Donald Trump ha da tempo messo nel mirino il presidente della Federal Reserve, Jerome Powell. La novità è che ora l’ex presidente degli Stati Uniti non si limita più alle critiche pubbliche, ma valuta concretamente la possibilità di rimuoverlo dall’incarico. A confermarlo è stato Kevin Hassett, principale consigliere economico della Casa Bianca sotto Trump, che ha annunciato l’intenzione di esaminare nuove analisi giuridiche per capire se il presidente possa davvero farlo. Un’ipotesi che, però, urta contro i limiti imposti dalla legge.
La “colpa” di Powell, agli occhi di Trump, è quella di non tagliare i tassi d’interesse come lui vorrebbe, rallentando così — secondo il tycoon — la crescita economica americana. Trump lo accusa di “fare politica” e di “non fare il suo lavoro”, arrivando a dichiarare che Powell non è adatto al ruolo. Eppure è stato proprio lui a nominarlo nel 2018, salvo poi iniziare ad attaccarlo già l’anno successivo, definendolo “un incapace”.
Il punto centrale è se il presidente degli Stati Uniti possa o meno “licenziare” il presidente della Fed. Il Federal Reserve Act del 1913 prevede la possibilità di rimozione per “giusta causa”, ma questa clausola è sempre stata interpretata in senso restrittivo, riferita a gravi illeciti o irregolarità. Le decisioni di politica monetaria, anche se impopolari o sgradite, non rientrano in questa definizione. Non ci sono precedenti che supportino l’idea di una rimozione per motivi politici o strategici, e molti esperti legali ritengono l’ipotesi difficilmente sostenibile.
Il caso Powell si inserisce in un quadro più ampio di tensione tra politica e banche centrali. Episodi simili si sono verificati anche in Europa: Christine Lagarde, presidente della Banca Centrale Europea, è stata criticata da diversi governi, compreso quello italiano, per la gestione dei tassi d’interesse. Ma nessuno ha mai messo in discussione la sua permanenza in carica.
Anche in Italia non sono mancati conflitti tra ministri dell’Economia e governatori della Banca d’Italia, come nel caso dello scontro tra Giulio Tremonti e Antonio Fazio, o della mozione di sfiducia proposta da Matteo Renzi contro Ignazio Visco.
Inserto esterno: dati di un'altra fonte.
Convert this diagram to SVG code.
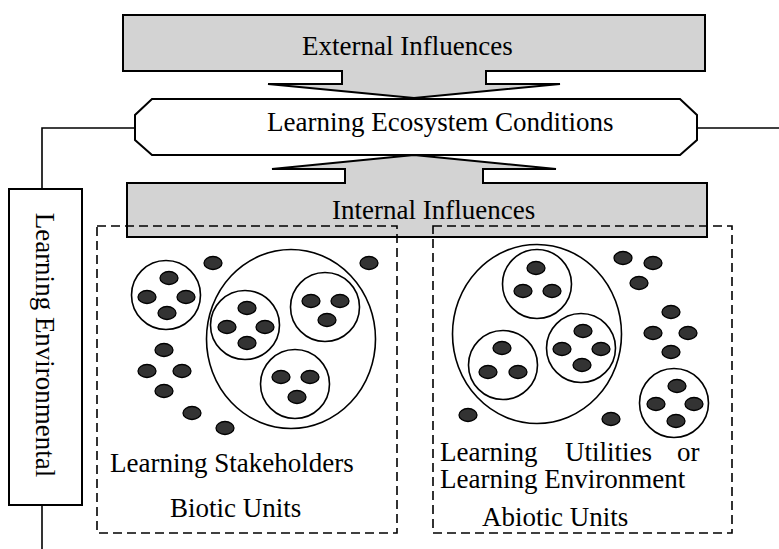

Tuttavia, anche in quei casi, l’esito è dipeso da vicende giudiziarie o scelte istituzionali, non da volontà politiche unilaterali.
Il tentativo di Trump di rimuovere Powell appare quindi come un nuovo fronte dello scontro tra potere esecutivo e indipendenza delle istituzioni economiche. Uno scontro in cui il confine tra politica e tecnica, tra decisione democratica e autonomia funzionale, torna a essere quanto mai attuale.